• **PROVIDED ENTRIES**
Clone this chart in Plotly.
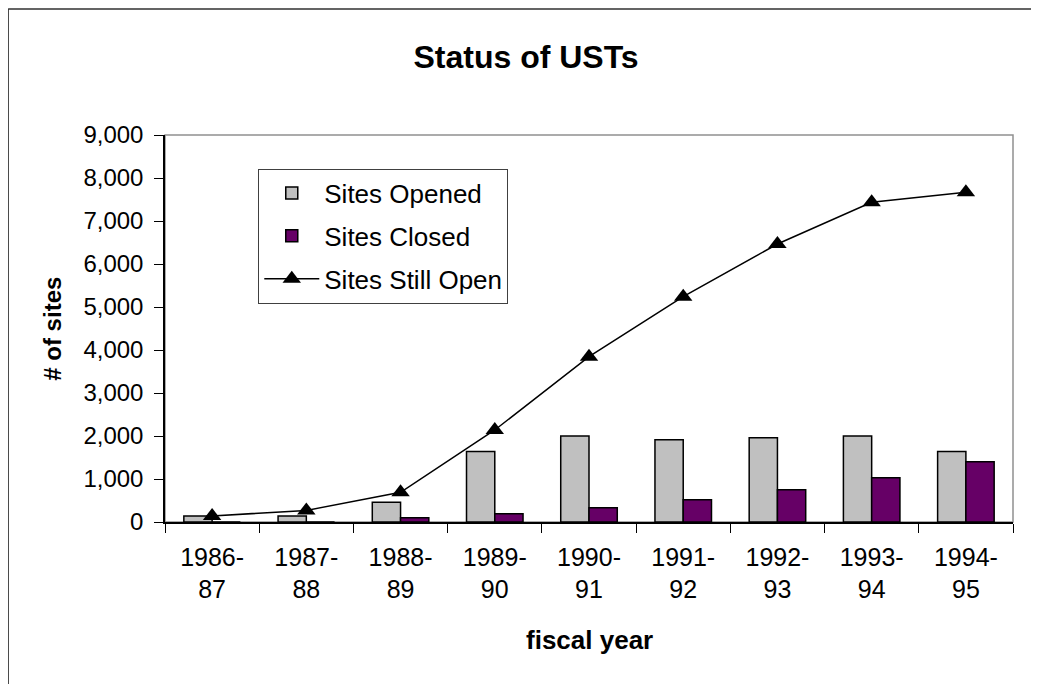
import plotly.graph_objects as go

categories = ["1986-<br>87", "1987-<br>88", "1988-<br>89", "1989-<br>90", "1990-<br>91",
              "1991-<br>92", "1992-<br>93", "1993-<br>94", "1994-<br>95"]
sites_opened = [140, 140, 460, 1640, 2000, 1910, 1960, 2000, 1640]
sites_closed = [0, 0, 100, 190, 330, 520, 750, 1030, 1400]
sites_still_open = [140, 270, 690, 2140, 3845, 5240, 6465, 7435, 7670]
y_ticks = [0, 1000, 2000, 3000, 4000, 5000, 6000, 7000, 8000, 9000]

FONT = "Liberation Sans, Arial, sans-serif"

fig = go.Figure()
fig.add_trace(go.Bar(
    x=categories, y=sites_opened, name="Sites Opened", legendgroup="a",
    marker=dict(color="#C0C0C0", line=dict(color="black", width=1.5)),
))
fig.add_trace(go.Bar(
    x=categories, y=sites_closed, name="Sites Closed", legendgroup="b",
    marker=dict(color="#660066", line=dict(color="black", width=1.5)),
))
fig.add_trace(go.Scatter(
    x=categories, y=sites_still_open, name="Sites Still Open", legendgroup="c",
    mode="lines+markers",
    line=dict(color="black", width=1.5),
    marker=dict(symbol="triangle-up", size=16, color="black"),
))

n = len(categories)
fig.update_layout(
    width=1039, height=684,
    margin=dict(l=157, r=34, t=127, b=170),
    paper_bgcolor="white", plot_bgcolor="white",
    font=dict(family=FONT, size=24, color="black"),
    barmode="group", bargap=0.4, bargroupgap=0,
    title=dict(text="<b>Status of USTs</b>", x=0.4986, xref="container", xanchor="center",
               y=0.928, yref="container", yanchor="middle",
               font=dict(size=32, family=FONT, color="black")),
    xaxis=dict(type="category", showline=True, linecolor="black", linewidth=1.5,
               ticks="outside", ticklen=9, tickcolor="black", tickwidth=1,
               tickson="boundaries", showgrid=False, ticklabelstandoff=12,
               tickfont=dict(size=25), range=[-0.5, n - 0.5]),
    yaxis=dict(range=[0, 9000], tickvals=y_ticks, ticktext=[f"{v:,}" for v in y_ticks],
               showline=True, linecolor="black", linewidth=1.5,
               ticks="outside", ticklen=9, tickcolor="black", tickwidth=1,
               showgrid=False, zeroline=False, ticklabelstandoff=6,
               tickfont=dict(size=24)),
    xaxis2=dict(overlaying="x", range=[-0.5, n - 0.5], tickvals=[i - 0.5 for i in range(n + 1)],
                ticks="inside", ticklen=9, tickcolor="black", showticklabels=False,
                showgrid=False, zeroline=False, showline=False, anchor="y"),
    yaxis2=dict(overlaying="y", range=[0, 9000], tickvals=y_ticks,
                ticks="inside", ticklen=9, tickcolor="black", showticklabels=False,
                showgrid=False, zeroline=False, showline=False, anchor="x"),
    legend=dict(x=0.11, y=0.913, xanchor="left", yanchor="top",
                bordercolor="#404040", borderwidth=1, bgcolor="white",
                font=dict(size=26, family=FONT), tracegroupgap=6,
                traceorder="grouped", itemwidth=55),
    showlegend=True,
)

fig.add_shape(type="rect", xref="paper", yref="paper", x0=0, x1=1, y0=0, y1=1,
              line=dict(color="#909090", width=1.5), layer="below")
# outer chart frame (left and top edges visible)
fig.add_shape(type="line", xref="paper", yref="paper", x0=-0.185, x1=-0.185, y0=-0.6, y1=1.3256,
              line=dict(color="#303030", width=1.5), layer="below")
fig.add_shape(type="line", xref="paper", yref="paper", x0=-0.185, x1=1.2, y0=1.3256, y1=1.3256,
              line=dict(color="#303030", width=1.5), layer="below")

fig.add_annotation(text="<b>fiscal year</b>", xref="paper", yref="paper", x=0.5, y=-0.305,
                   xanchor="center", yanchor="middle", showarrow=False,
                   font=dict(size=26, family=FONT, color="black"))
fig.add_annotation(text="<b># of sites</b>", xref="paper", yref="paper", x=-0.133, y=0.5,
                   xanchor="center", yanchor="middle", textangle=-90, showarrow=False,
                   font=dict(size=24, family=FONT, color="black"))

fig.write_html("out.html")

---

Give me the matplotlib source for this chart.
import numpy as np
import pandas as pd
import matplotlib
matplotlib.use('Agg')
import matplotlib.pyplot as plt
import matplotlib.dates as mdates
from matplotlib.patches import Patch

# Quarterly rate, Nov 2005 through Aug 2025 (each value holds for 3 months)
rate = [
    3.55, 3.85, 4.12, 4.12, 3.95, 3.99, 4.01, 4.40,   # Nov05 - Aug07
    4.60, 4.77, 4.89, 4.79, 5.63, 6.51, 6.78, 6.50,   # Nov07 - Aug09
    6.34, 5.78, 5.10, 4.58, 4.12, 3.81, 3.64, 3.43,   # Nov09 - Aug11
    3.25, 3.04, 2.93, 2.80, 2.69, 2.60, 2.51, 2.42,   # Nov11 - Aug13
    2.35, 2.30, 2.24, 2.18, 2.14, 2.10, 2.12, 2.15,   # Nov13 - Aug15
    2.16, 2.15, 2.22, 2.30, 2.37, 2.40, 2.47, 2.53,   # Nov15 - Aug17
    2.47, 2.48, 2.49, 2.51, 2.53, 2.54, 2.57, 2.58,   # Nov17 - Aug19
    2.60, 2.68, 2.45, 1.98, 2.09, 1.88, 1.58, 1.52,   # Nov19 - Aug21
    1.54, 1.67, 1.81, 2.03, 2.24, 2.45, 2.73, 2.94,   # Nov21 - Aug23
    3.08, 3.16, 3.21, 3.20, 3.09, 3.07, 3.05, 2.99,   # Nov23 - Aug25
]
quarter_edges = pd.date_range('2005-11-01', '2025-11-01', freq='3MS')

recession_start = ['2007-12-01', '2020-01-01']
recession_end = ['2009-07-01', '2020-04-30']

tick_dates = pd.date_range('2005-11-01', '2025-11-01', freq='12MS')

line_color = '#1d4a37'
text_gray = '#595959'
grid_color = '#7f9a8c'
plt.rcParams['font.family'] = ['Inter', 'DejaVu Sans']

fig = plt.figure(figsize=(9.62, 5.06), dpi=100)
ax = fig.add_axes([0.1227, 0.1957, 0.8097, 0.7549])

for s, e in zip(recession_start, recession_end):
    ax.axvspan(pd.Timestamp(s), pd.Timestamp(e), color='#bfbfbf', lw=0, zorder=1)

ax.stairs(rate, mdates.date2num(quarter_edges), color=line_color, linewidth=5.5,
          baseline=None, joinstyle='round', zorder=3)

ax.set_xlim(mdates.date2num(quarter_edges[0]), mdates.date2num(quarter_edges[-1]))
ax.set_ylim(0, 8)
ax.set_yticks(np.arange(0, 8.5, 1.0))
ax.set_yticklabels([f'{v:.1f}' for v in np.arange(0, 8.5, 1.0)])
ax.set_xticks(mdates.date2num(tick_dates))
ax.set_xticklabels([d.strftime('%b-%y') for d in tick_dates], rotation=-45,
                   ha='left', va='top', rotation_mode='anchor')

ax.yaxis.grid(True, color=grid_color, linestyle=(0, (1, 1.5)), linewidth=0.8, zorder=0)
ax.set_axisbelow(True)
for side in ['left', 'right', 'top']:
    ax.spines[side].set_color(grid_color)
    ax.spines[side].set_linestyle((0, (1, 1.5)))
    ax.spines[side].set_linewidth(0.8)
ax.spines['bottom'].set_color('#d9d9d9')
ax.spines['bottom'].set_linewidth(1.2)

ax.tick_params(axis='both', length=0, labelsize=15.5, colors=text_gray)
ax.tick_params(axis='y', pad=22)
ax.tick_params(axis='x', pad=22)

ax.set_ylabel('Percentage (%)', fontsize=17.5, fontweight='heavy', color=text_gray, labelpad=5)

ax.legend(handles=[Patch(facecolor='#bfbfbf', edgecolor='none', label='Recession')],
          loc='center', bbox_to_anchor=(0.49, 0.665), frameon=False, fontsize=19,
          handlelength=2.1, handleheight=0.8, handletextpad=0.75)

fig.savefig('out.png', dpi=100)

• **WHAT IS REQUIRED**
Of the lines above, quote exactly those from the one with "Clone this chart in Plotly." through the one with "7000, 8000, 9000]", ends included; pictures stay out.

• **TASK RESPONSE**
Clone this chart in Plotly.
import plotly.graph_objects as go

categories = ["1986-<br>87", "1987-<br>88", "1988-<br>89", "1989-<br>90", "1990-<br>91",
              "1991-<br>92", "1992-<br>93", "1993-<br>94", "1994-<br>95"]
sites_opened = [140, 140, 460, 1640, 2000, 1910, 1960, 2000, 1640]
sites_closed = [0, 0, 100, 190, 330, 520, 750, 1030, 1400]
sites_still_open = [140, 270, 690, 2140, 3845, 5240, 6465, 7435, 7670]
y_ticks = [0, 1000, 2000, 3000, 4000, 5000, 6000, 7000, 8000, 9000]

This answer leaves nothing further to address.